Pictures stay out; everything else in the records below is copied exactly.

***** Dataset records

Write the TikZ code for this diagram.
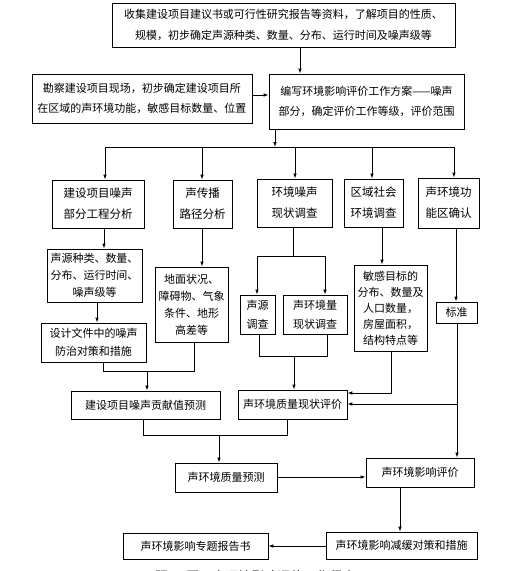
\documentclass[tikz,border=0pt]{standalone}
\usepackage{fontspec}
\setmainfont{Noto Sans CJK SC}
\usetikzlibrary{arrows.meta,calc}
\begin{document}
\begin{tikzpicture}[x=1pt,y=-1pt,
  box/.style 2 args={draw, line width=0.9pt, inner sep=0pt, align=center, minimum width=#1, minimum height=#2},
  arr/.style={draw, line width=0.9pt, -{Latex[length=5pt,width=3.6pt]}},
  ln/.style={draw, line width=0.9pt},
  fbig/.style={font=\fontsize{11}{20.5}\selectfont},
  fmid/.style={font=\fontsize{11.5}{21}\selectfont},
  fsma/.style={font=\fontsize{11}{17}\selectfont},
  fone/.style={font=\fontsize{11}{13}\selectfont}]
\useasboundingbox (0,0) rectangle (509,571);
% boxes
\node[box={343}{44},fbig] (b1) at (283.5,25) {收集建设项目建议书或可行性研究报告等资料，了解项目的性质、\\规模，初步确定声源种类、数量、分布、运行时间及噪声级等};
\node[box={220}{49},fbig] (b2) at (142,98.5) {勘察建设项目现场，初步确定建设项目所\\在区域的声环境功能，敏感目标数量、位置};
\node[box={195}{55},fbig] (b3) at (366.5,101.5) {编写环境影响评价工作方案——噪声\\部分，确定评价工作等级，评价范围};
\node[box={92}{48},fmid] (A) at (98,204) {建设项目噪声\\部分工程分析};
\node[box={59}{48},fmid] (B) at (202.5,204) {声传播\\路径分析};
\node[box={75}{48},fmid] (C) at (294.5,203) {环境噪声\\现状调查};
\node[box={59}{48},fmid] (D) at (373.5,203) {区域社会\\环境调查};
\node[box={61}{50},fmid] (E) at (448.5,203) {声环境功\\能区确认};
\node[box={95}{53},fsma] (A1) at (94.5,275.5) {声源种类、数量、\\分布、运行时间、\\噪声级等};
\node[box={105}{39},font=\fontsize{11}{18}\selectfont] (A2) at (93.5,342.5) {设计文件中的噪声\\防治对策和措施};
\node[box={73}{75},fsma] (B1) at (191.5,304.5) {地面状况、\\障碍物、气象\\条件、地形\\高差等};
\node[box={35}{39},font=\fontsize{11}{19}\selectfont] (C1) at (257.5,314.5) {声源\\调查};
\node[box={64}{39},font=\fontsize{11}{19}\selectfont] (C2) at (315,314.5) {声环境量\\现状调查};
\node[box={73}{86},font=\fontsize{11}{16}\selectfont] (D1) at (390.5,308) {敏感目标的\\分布、数量及\\人口数量，\\房屋面积，\\结构特点等};
\node[box={41}{21},fone] (E1) at (456.5,312.5) {标准};
\node[box={149}{28},fone] (F) at (145.5,405) {建设项目噪声贡献值预测};
\node[box={109}{29},fone] (G) at (292.5,404.5) {声环境质量现状评价};
\node[box={102}{29},fone] (H) at (226,477.5) {声环境质量预测};
\node[box={108}{29},fone] (I) at (420,472.5) {声环境影响评价};
\node[box={151}{27},fone] (J) at (401.5,545.5) {声环境影响减缓对策和措施};
\node[box={145}{26},fone] (K) at (195.5,546) {声环境影响专题报告书};
% helper coordinates
\coordinate (x300) at (300,0);
\coordinate (y95) at (0,95);
\coordinate (bus) at (275,147);
\coordinate (busL) at (105,147);
\coordinate (busR) at (454,147);
\coordinate (xB) at (202,147);
\coordinate (xC) at (295,147);
\coordinate (xD) at (372,147);
\coordinate (xA1) at (104,0);
\coordinate (xA2) at (97,0);
\coordinate (mAB1) at (103,371);
\coordinate (mAB2) at (194,371);
\coordinate (mAB) at (147,371);
\coordinate (sC) at (293,256);
\coordinate (sC1) at (257,256);
\coordinate (sC2) at (325,256);
\coordinate (mC1) at (259,356);
\coordinate (mC2) at (327,356);
\coordinate (mC) at (294,356);
\coordinate (xD1) at (382,0);
\coordinate (dG) at (391,393);
\coordinate (xE1) at (456,0);
\coordinate (eI) at (457,404);
\coordinate (mFG1) at (143,435);
\coordinate (mFG2) at (287,435);
\coordinate (mFG) at (219,435);
\coordinate (yHI) at (0,477);
\coordinate (xIJ) at (400,0);
\coordinate (yJK) at (0,546);
% connectors
\draw[arr] (x300 |- b1.south) -- (x300 |- b3.north);
\draw[arr] (b2.east |- y95) -- (b3.west |- y95);
\draw[arr] (bus |- b3.south) -- (bus);
\draw[ln] (busL) -- (busR);
\draw[arr] (busL) -- (busL |- A.north);
\draw[arr] (xB) -- (xB |- B.north);
\draw[arr] (xC) -- (xC |- C.north);
\draw[arr] (xD) -- (xD |- D.north);
\draw[arr] (busR) -- (busR |- E.north);
\draw[arr] (xA1 |- A.south) -- (xA1 |- A1.north);
\draw[arr] (xA2 |- A1.south) -- (xA2 |- A2.north);
\draw[arr] (xB |- B.south) -- (xB |- B1.north);
\draw[ln] (mAB1 |- A2.south) -- (mAB1) -- (mAB2) -- (mAB2 |- B1.south);
\draw[arr] (mAB) -- (mAB |- F.north);
\draw[ln] (sC |- C.south) -- (sC);
\draw[ln] (sC1) -- (sC2);
\draw[arr] (sC1) -- (sC1 |- C1.north);
\draw[arr] (sC2) -- (sC2 |- C2.north);
\draw[ln] (mC1 |- C1.south) -- (mC1) -- (mC2) -- (mC2 |- C2.south);
\draw[arr] (mC) -- (mC |- G.north);
\draw[arr] (xD1 |- D.south) -- (xD1 |- D1.north);
\draw[arr] (dG |- D1.south) -- (dG) -- (G.east |- dG);
\draw[arr] (xE1 |- E.south) -- (xE1 |- E1.north);
\draw[arr] (eI |- E1.south) -- (eI |- I.north);
\draw[arr] (eI) -- (G.east |- eI);
\draw[ln] (mFG1 |- F.south) -- (mFG1) -- (mFG2) -- (mFG2 |- G.south);
\draw[arr] (mFG) -- (mFG |- H.north);
\draw[arr] (H.east |- yHI) -- (I.west |- yHI);
\draw[arr] (xIJ |- I.south) -- (xIJ |- J.north);
\draw[arr] (J.west |- yJK) -- (K.east |- yJK);
% caption (cut off at the bottom edge)
\begin{scope}
\clip (0,0) rectangle (509,571);
\node[font=\fontsize{13}{15}\selectfont, inner sep=0pt] (cap) at (255,576.5) {题8-1图\quad 声环境影响评价工作程序};
\end{scope}
\end{tikzpicture}
\end{document}
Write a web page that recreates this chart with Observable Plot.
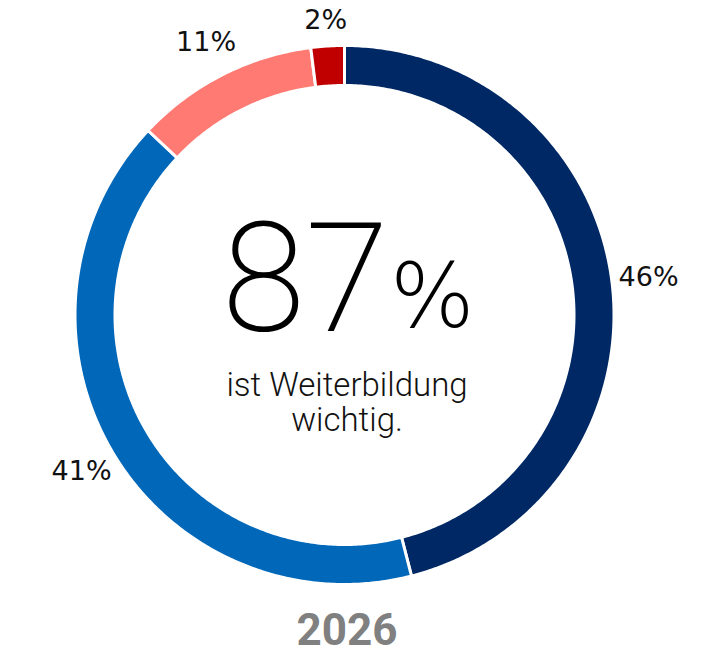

**********

Answer to the problem:
Write the TikZ code for this diagram.
\documentclass[tikz,border=0pt]{standalone}
\usepackage{fontspec}
\setmainfont{Noto Sans CJK SC}
\usetikzlibrary{arrows.meta,calc}
\begin{document}
\begin{tikzpicture}[x=1pt,y=-1pt,
  box/.style 2 args={draw, line width=0.9pt, inner sep=0pt, align=center, minimum width=#1, minimum height=#2},
  arr/.style={draw, line width=0.9pt, -{Latex[length=5pt,width=3.6pt]}},
  ln/.style={draw, line width=0.9pt},
  fbig/.style={font=\fontsize{11}{20.5}\selectfont},
  fmid/.style={font=\fontsize{11.5}{21}\selectfont},
  fsma/.style={font=\fontsize{11}{17}\selectfont},
  fone/.style={font=\fontsize{11}{13}\selectfont}]
\useasboundingbox (0,0) rectangle (509,571);
% boxes
\node[box={343}{44},fbig] (b1) at (283.5,25) {收集建设项目建议书或可行性研究报告等资料，了解项目的性质、\\规模，初步确定声源种类、数量、分布、运行时间及噪声级等};
\node[box={220}{49},fbig] (b2) at (142,98.5) {勘察建设项目现场，初步确定建设项目所\\在区域的声环境功能，敏感目标数量、位置};
\node[box={195}{55},fbig] (b3) at (366.5,101.5) {编写环境影响评价工作方案——噪声\\部分，确定评价工作等级，评价范围};
\node[box={92}{48},fmid] (A) at (98,204) {建设项目噪声\\部分工程分析};
\node[box={59}{48},fmid] (B) at (202.5,204) {声传播\\路径分析};
\node[box={75}{48},fmid] (C) at (294.5,203) {环境噪声\\现状调查};
\node[box={59}{48},fmid] (D) at (373.5,203) {区域社会\\环境调查};
\node[box={61}{50},fmid] (E) at (448.5,203) {声环境功\\能区确认};
\node[box={95}{53},fsma] (A1) at (94.5,275.5) {声源种类、数量、\\分布、运行时间、\\噪声级等};
\node[box={105}{39},font=\fontsize{11}{18}\selectfont] (A2) at (93.5,342.5) {设计文件中的噪声\\防治对策和措施};
\node[box={73}{75},fsma] (B1) at (191.5,304.5) {地面状况、\\障碍物、气象\\条件、地形\\高差等};
\node[box={35}{39},font=\fontsize{11}{19}\selectfont] (C1) at (257.5,314.5) {声源\\调查};
\node[box={64}{39},font=\fontsize{11}{19}\selectfont] (C2) at (315,314.5) {声环境量\\现状调查};
\node[box={73}{86},font=\fontsize{11}{16}\selectfont] (D1) at (390.5,308) {敏感目标的\\分布、数量及\\人口数量，\\房屋面积，\\结构特点等};
\node[box={41}{21},fone] (E1) at (456.5,312.5) {标准};
\node[box={149}{28},fone] (F) at (145.5,405) {建设项目噪声贡献值预测};
\node[box={109}{29},fone] (G) at (292.5,404.5) {声环境质量现状评价};
\node[box={102}{29},fone] (H) at (226,477.5) {声环境质量预测};
\node[box={108}{29},fone] (I) at (420,472.5) {声环境影响评价};
\node[box={151}{27},fone] (J) at (401.5,545.5) {声环境影响减缓对策和措施};
\node[box={145}{26},fone] (K) at (195.5,546) {声环境影响专题报告书};
% helper coordinates
\coordinate (x300) at (300,0);
\coordinate (y95) at (0,95);
\coordinate (bus) at (275,147);
\coordinate (busL) at (105,147);
\coordinate (busR) at (454,147);
\coordinate (xB) at (202,147);
\coordinate (xC) at (295,147);
\coordinate (xD) at (372,147);
\coordinate (xA1) at (104,0);
\coordinate (xA2) at (97,0);
\coordinate (mAB1) at (103,371);
\coordinate (mAB2) at (194,371);
\coordinate (mAB) at (147,371);
\coordinate (sC) at (293,256);
\coordinate (sC1) at (257,256);
\coordinate (sC2) at (325,256);
\coordinate (mC1) at (259,356);
\coordinate (mC2) at (327,356);
\coordinate (mC) at (294,356);
\coordinate (xD1) at (382,0);
\coordinate (dG) at (391,393);
\coordinate (xE1) at (456,0);
\coordinate (eI) at (457,404);
\coordinate (mFG1) at (143,435);
\coordinate (mFG2) at (287,435);
\coordinate (mFG) at (219,435);
\coordinate (yHI) at (0,477);
\coordinate (xIJ) at (400,0);
\coordinate (yJK) at (0,546);
% connectors
\draw[arr] (x300 |- b1.south) -- (x300 |- b3.north);
\draw[arr] (b2.east |- y95) -- (b3.west |- y95);
\draw[arr] (bus |- b3.south) -- (bus);
\draw[ln] (busL) -- (busR);
\draw[arr] (busL) -- (busL |- A.north);
\draw[arr] (xB) -- (xB |- B.north);
\draw[arr] (xC) -- (xC |- C.north);
\draw[arr] (xD) -- (xD |- D.north);
\draw[arr] (busR) -- (busR |- E.north);
\draw[arr] (xA1 |- A.south) -- (xA1 |- A1.north);
\draw[arr] (xA2 |- A1.south) -- (xA2 |- A2.north);
\draw[arr] (xB |- B.south) -- (xB |- B1.north);
\draw[ln] (mAB1 |- A2.south) -- (mAB1) -- (mAB2) -- (mAB2 |- B1.south);
\draw[arr] (mAB) -- (mAB |- F.north);
\draw[ln] (sC |- C.south) -- (sC);
\draw[ln] (sC1) -- (sC2);
\draw[arr] (sC1) -- (sC1 |- C1.north);
\draw[arr] (sC2) -- (sC2 |- C2.north);
\draw[ln] (mC1 |- C1.south) -- (mC1) -- (mC2) -- (mC2 |- C2.south);
\draw[arr] (mC) -- (mC |- G.north);
\draw[arr] (xD1 |- D.south) -- (xD1 |- D1.north);
\draw[arr] (dG |- D1.south) -- (dG) -- (G.east |- dG);
\draw[arr] (xE1 |- E.south) -- (xE1 |- E1.north);
\draw[arr] (eI |- E1.south) -- (eI |- I.north);
\draw[arr] (eI) -- (G.east |- eI);
\draw[ln] (mFG1 |- F.south) -- (mFG1) -- (mFG2) -- (mFG2 |- G.south);
\draw[arr] (mFG) -- (mFG |- H.north);
\draw[arr] (H.east |- yHI) -- (I.west |- yHI);
\draw[arr] (xIJ |- I.south) -- (xIJ |- J.north);
\draw[arr] (J.west |- yJK) -- (K.east |- yJK);
% caption (cut off at the bottom edge)
\begin{scope}
\clip (0,0) rectangle (509,571);
\node[font=\fontsize{13}{15}\selectfont, inner sep=0pt] (cap) at (255,576.5) {题8-1图\quad 声环境影响评价工作程序};
\end{scope}
\end{tikzpicture}
\end{document}
Write a web page that recreates this chart with Observable Plot.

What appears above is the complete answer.